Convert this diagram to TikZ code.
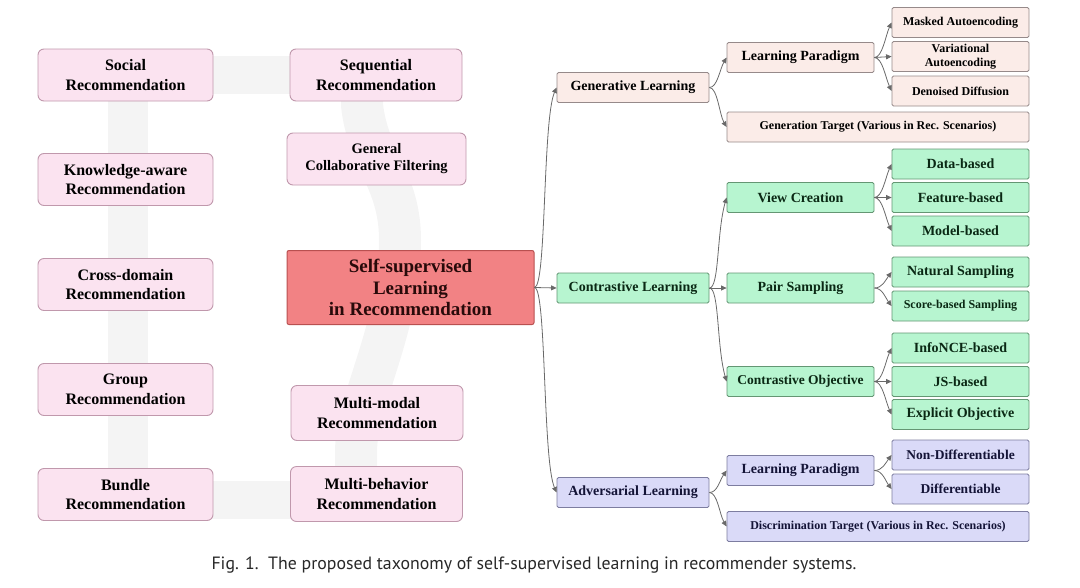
\documentclass[tikz,border=0pt]{standalone}
\usepackage{fontspec}
\setmainfont{Liberation Serif}
\newfontfamily\capfont{PT Sans}
\usetikzlibrary{arrows.meta}
\definecolor{pinkfill}{RGB}{251,227,240}
\definecolor{pinkdraw}{RGB}{192,152,172}
\definecolor{sslfill}{RGB}{242,130,132}
\definecolor{ssldraw}{RGB}{185,80,80}
\definecolor{ssltext}{RGB}{40,10,10}
\definecolor{genfill}{RGB}{251,236,232}
\definecolor{gendraw}{RGB}{150,138,138}
\definecolor{confill}{RGB}{183,245,208}
\definecolor{condraw}{RGB}{100,150,115}
\definecolor{context}{RGB}{10,40,20}
\definecolor{advfill}{RGB}{218,218,248}
\definecolor{advdraw}{RGB}{125,125,160}
\definecolor{advtext}{RGB}{20,20,55}
\definecolor{connc}{RGB}{105,105,105}
\definecolor{bgbar}{RGB}{244,244,244}
\definecolor{captext}{RGB}{40,40,40}
\begin{document}
\begin{tikzpicture}[x=1pt,y=-1pt,
  recbox/.style={draw=pinkdraw, fill=pinkfill, line width=0.9pt, rounded corners=6pt,
    minimum width=175pt, minimum height=52pt, inner sep=0pt, align=center,
    font=\bfseries\fontsize{16}{19.5}\selectfont},
  sslbox/.style={draw=ssldraw, fill=sslfill, line width=1pt, rounded corners=2pt,
    minimum width=247pt, minimum height=74pt, inner sep=0pt, align=center, text=ssltext,
    font=\bfseries\fontsize{19}{21.5}\selectfont},
  lvl/.style={minimum height=30pt, inner sep=0pt, line width=0.8pt, rounded corners=1.5pt,
    align=center, font=\bfseries\fontsize{14}{16}\selectfont},
  lone/.style={lvl, minimum width=152pt},
  ltwo/.style={lvl, minimum width=147pt},
  lthree/.style={lvl, minimum width=137pt},
  ltarget/.style={lvl, minimum width=302pt},
  smalltxt/.style={font=\bfseries\fontsize{12}{13.5}\selectfont},
  midtxt/.style={font=\bfseries\fontsize{13.5}{15}\selectfont},
  genc/.style={draw=gendraw, fill=genfill, text=black},
  conc/.style={draw=condraw, fill=confill, text=context},
  advc/.style={draw=advdraw, fill=advfill, text=advtext},
  conn/.style={draw=connc, line width=0.8pt, -{Triangle[length=5.5pt,width=5pt]}},
  barline/.style={draw=bgbar}
]
\useasboundingbox (0,0) rectangle (1080,587);

% faint background bars
\draw[barline, line width=38pt] (128,75) -- (370,75);
\draw[barline, line width=40pt] (128,75) -- (128,500);
\draw[barline, line width=38pt] (128,500) -- (370,500);
\draw[barline, line width=42pt] (362,75) -- (362,105) .. controls (368,160) and (400,180) .. (400,240)
  .. controls (400,330) and (356,400) .. (356,452) -- (356,500);

% left column
\node[recbox] (social) at (125.5,75) {Social\\Recommendation};
\node[recbox] (know) at (125.5,179.5) {Knowledge-aware\\Recommendation};
\node[recbox] (cross) at (125.5,284.5) {Cross-domain\\Recommendation};
\node[recbox] (group) at (125.5,389.5) {Group\\Recommendation};
\node[recbox] (bundle) at (125.5,494.5) {Bundle\\Recommendation};

% middle column
\node[recbox, minimum width=172pt] (seq) at (376,75) {Sequential\\Recommendation};
\node[recbox, minimum width=179pt, font=\bfseries\fontsize{14.5}{17}\selectfont] (gcf) at (376.5,159) {General\\Collaborative Filtering};
\node[recbox, minimum width=172pt, minimum height=55pt] (mmodal) at (377,413) {Multi-modal\\Recommendation};
\node[recbox, minimum width=172pt, minimum height=55pt] (mbeh) at (376.5,494) {Multi-behavior\\Recommendation};
\node[sslbox] (ssl) at (410.5,287.5) {Self-supervised\\Learning\\in Recommendation};

% level 1
\node[lone, genc] (gen) at (633,87.5) {Generative Learning};
\node[lone, conc] (con) at (633,288) {Contrastive Learning};
\node[lone, advc] (adv) at (633,492.5) {Adversarial Learning};

% level 2
\node[ltwo, genc] (lpg) at (800.5,57.5) {Learning Paradigm};
\node[ltarget, genc, smalltxt] (gtar) at (878,127) {Generation Target (Various in Rec. Scenarios)};
\node[ltwo, conc] (view) at (800.5,197.5) {View Creation};
\node[ltwo, conc] (pair) at (800.5,288) {Pair Sampling};
\node[ltwo, conc, midtxt] (cobj) at (800.5,381.5) {Contrastive Objective};
\node[ltwo, advc] (lpa) at (800.5,470.5) {Learning Paradigm};
\node[ltarget, advc, smalltxt] (dtar) at (878,526.5) {Discrimination Target (Various in Rec. Scenarios)};

% level 3
\node[lthree, genc, smalltxt] (mask) at (960.5,22.5) {Masked Autoencoding};
\node[lthree, genc, smalltxt] (vae) at (960.5,56.5) {Variational\\Autoencoding};
\node[lthree, genc, smalltxt] (diff) at (960.5,91) {Denoised Diffusion};
\node[lthree, conc] (data) at (960.5,164) {Data-based};
\node[lthree, conc] (feat) at (960.5,197.5) {Feature-based};
\node[lthree, conc] (model) at (960.5,231) {Model-based};
\node[lthree, conc] (nat) at (960.5,272) {Natural Sampling};
\node[lthree, conc, smalltxt] (score) at (960.5,306) {Score-based Sampling};
\node[lthree, conc] (info) at (960.5,348) {InfoNCE-based};
\node[lthree, conc] (js) at (960.5,381.5) {JS-based};
\node[lthree, conc] (expl) at (960.5,414.5) {Explicit Objective};
\node[lthree, advc, midtxt] (nondiff) at (960.5,455) {Non-Differentiable};
\node[lthree, advc, midtxt] (ddiff) at (960.5,489) {Differentiable};

% connectors from SSL
\draw[conn] (ssl.east) .. controls +(12,0) and +(-14,32) .. (gen.west);
\draw[conn] (ssl.east) -- (con.west);
\draw[conn] (ssl.east) .. controls +(12,0) and +(-14,-32) .. (adv.west);

% generative branch
\draw[conn] (gen.east) .. controls +(8,0) and +(-7,12) .. (lpg.west);
\draw[conn] (gen.east) .. controls +(8,0) and +(-7,-12) .. (gtar.west);
\draw[conn] (lpg.east) .. controls +(8,0) and +(-6,13) .. (mask.west);
\draw[conn] (lpg.east) -- (vae.west);
\draw[conn] (lpg.east) .. controls +(8,0) and +(-6,-13) .. (diff.west);

% contrastive branch
\draw[conn] (con.east) .. controls +(10,0) and +(-10,35) .. (view.west);
\draw[conn] (con.east) -- (pair.west);
\draw[conn] (con.east) .. controls +(10,0) and +(-10,-35) .. (cobj.west);
\draw[conn] (view.east) .. controls +(8,0) and +(-6,13) .. (data.west);
\draw[conn] (view.east) -- (feat.west);
\draw[conn] (view.east) .. controls +(8,0) and +(-6,-13) .. (model.west);
\draw[conn] (pair.east) .. controls +(8,0) and +(-6,8) .. (nat.west);
\draw[conn] (pair.east) .. controls +(8,0) and +(-6,-8) .. (score.west);
\draw[conn] (cobj.east) .. controls +(8,0) and +(-6,13) .. (info.west);
\draw[conn] (cobj.east) -- (js.west);
\draw[conn] (cobj.east) .. controls +(8,0) and +(-6,-13) .. (expl.west);

% adversarial branch
\draw[conn] (adv.east) .. controls +(8,0) and +(-7,10) .. (lpa.west);
\draw[conn] (adv.east) .. controls +(8,0) and +(-7,-12) .. (dtar.west);
\draw[conn] (lpa.east) .. controls +(8,0) and +(-6,8) .. (nondiff.west);
\draw[conn] (lpa.east) .. controls +(8,0) and +(-6,-8) .. (ddiff.west);

% caption
\node[font=\capfont\fontsize{17.8}{21}\selectfont, text=captext] (cap) at (534,565)
  {Fig. 1.\ \ The proposed taxonomy of self-supervised learning in recommender systems.};
\end{tikzpicture}
\end{document}
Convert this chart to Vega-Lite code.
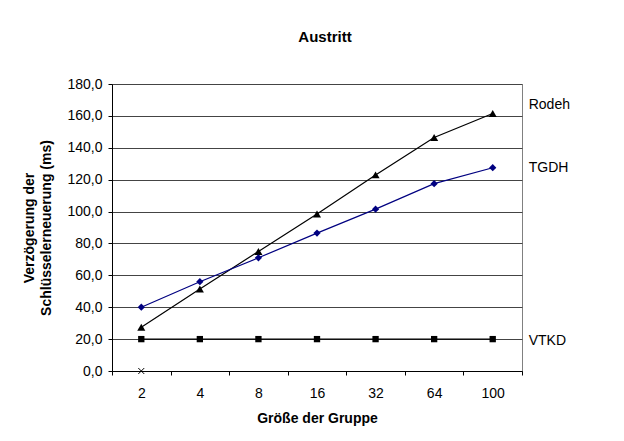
{
  "$schema": "https://vega.github.io/schema/vega-lite/v6.json",
  "width": 410,
  "height": 287,
  "autosize": {"type": "none"},
  "padding": {"left": 112, "top": 84, "right": 102, "bottom": 70},
  "background": "white",
  "config": {
    "font": "Liberation Sans",
    "view": {"stroke": "#808080", "strokeWidth": 1}
  },
  "title": {"text": "Austritt", "fontSize": 15, "font": "Liberation Sans", "fontWeight": "bold", "offset": 32, "dx": 8, "color": "black"},
  "data": {
    "values": [
      {"g": "2", "s": "Rodeh", "v": 27.5},
      {"g": "4", "s": "Rodeh", "v": 51.5},
      {"g": "8", "s": "Rodeh", "v": 75},
      {"g": "16", "s": "Rodeh", "v": 98.5},
      {"g": "32", "s": "Rodeh", "v": 123},
      {"g": "64", "s": "Rodeh", "v": 146.5},
      {"g": "100", "s": "Rodeh", "v": 161.5},
      {"g": "2", "s": "TGDH", "v": 40},
      {"g": "4", "s": "TGDH", "v": 56},
      {"g": "8", "s": "TGDH", "v": 71},
      {"g": "16", "s": "TGDH", "v": 86.5},
      {"g": "32", "s": "TGDH", "v": 101.5},
      {"g": "64", "s": "TGDH", "v": 117.5},
      {"g": "100", "s": "TGDH", "v": 127.5},
      {"g": "2", "s": "VTKD", "v": 20},
      {"g": "4", "s": "VTKD", "v": 20},
      {"g": "8", "s": "VTKD", "v": 20},
      {"g": "16", "s": "VTKD", "v": 20},
      {"g": "32", "s": "VTKD", "v": 20},
      {"g": "64", "s": "VTKD", "v": 20},
      {"g": "100", "s": "VTKD", "v": 20},
      {"g": "2", "s": "X", "v": 0}
    ]
  },
  "encoding": {
    "x": {
      "field": "g",
      "type": "ordinal",
      "sort": ["2", "4", "8", "16", "32", "64", "100"],
      "scale": {"type": "band", "paddingInner": 0, "paddingOuter": 0},
      "axis": {
        "title": "Größe der Gruppe",
        "titleFontSize": 14,
        "titleFontWeight": "bold",
        "titleColor": "black",
        "titlePadding": 11,
        "labelAngle": 0,
        "labelFontSize": 14,
        "labelColor": "black",
        "labelPadding": 11,
        "tickBand": "extent",
        "tickSize": 4,
        "tickColor": "black",
        "domainColor": "black",
        "grid": false
      }
    },
    "y": {
      "field": "v",
      "type": "quantitative",
      "scale": {"domain": [0, 180], "nice": false},
      "axis": {
        "title": ["Verzögerung der", "Schlüsselerneuerung (ms)"],
        "titleFontSize": 14,
        "titleFontWeight": "bold",
        "titleColor": "black",
        "titleLineHeight": 17,
        "titlePadding": 13,
        "values": [0, 20, 40, 60, 80, 100, 120, 140, 160, 180],
        "labelExpr": "replace(format(datum.value, '.1f'), '.', ',')",
        "labelFontSize": 14,
        "labelColor": "black",
        "labelPadding": 6,
        "tickSize": 4,
        "tickColor": "black",
        "domainColor": "black",
        "grid": true,
        "gridColor": "#444444",
        "gridWidth": 1
      }
    }
  },
  "layer": [
    {
      "mark": {"type": "line", "strokeWidth": 1.2},
      "encoding": {
        "color": {
          "field": "s",
          "type": "nominal",
          "scale": {"domain": ["Rodeh", "TGDH", "VTKD", "X"], "range": ["#000000", "#000080", "#000000", "#000000"]},
          "legend": null
        },
        "strokeWidth": {
          "field": "s",
          "type": "nominal",
          "scale": {"domain": ["Rodeh", "TGDH", "VTKD", "X"], "range": [1.2, 1, 2, 1]},
          "legend": null
        }
      }
    },
    {
      "mark": {"type": "point", "filled": true, "opacity": 1},
      "transform": [{"filter": "datum.s !== 'X'"}],
      "encoding": {
        "color": {
          "field": "s",
          "type": "nominal",
          "scale": {"domain": ["Rodeh", "TGDH", "VTKD", "X"], "range": ["#000000", "#000080", "#000000", "#000000"]},
          "legend": null
        },
        "shape": {
          "field": "s",
          "type": "nominal",
          "scale": {"domain": ["Rodeh", "TGDH", "VTKD"], "range": ["triangle-up", "diamond", "square"]},
          "legend": null
        },
        "size": {
          "field": "s",
          "type": "nominal",
          "scale": {"domain": ["Rodeh", "TGDH", "VTKD"], "range": [65, 40, 50]},
          "legend": null
        }
      }
    },
    {
      "mark": {"type": "point", "shape": "M-1,-1L1,1M-1,1L1,-1", "filled": false, "stroke": "black", "strokeWidth": 1, "size": 35, "opacity": 1},
      "transform": [{"filter": "datum.s === 'X'"}]
    },
    {
      "mark": {"type": "text", "align": "left", "baseline": "middle", "dx": 36, "dy": -8, "fontSize": 14, "color": "black"},
      "transform": [{"filter": "datum.s === 'Rodeh' && datum.g === '100'"}],
      "encoding": {"text": {"field": "s"}}
    },
    {
      "mark": {"type": "text", "align": "left", "baseline": "middle", "dx": 36, "dy": 0, "fontSize": 14, "color": "black"},
      "transform": [{"filter": "datum.s === 'TGDH' && datum.g === '100'"}],
      "encoding": {"text": {"field": "s"}}
    },
    {
      "mark": {"type": "text", "align": "left", "baseline": "middle", "dx": 36, "dy": 2, "fontSize": 14, "color": "black"},
      "transform": [{"filter": "datum.s === 'VTKD' && datum.g === '100'"}],
      "encoding": {"text": {"field": "s"}}
    }
  ]
}
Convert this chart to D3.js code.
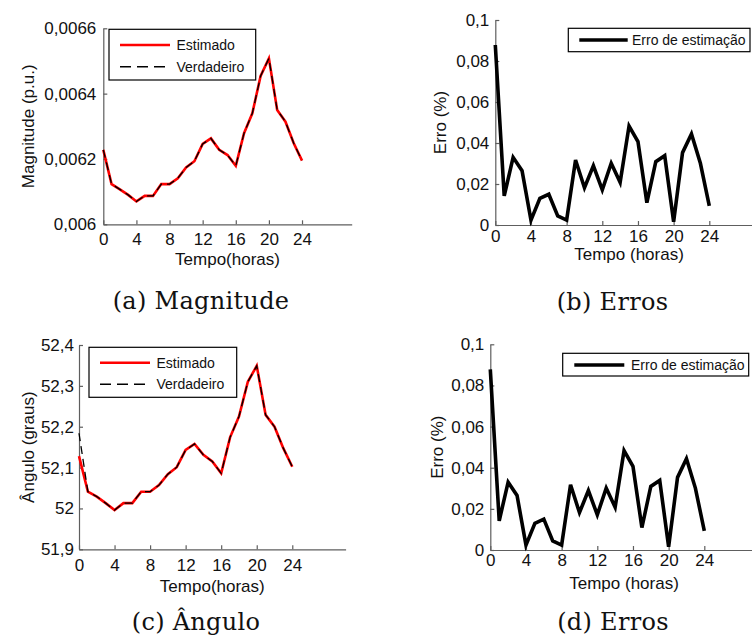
————
Search the data for "chart". Copy every line that has it.

Convert this chart to Vega-Lite code.
Convert this chart to D3.js code.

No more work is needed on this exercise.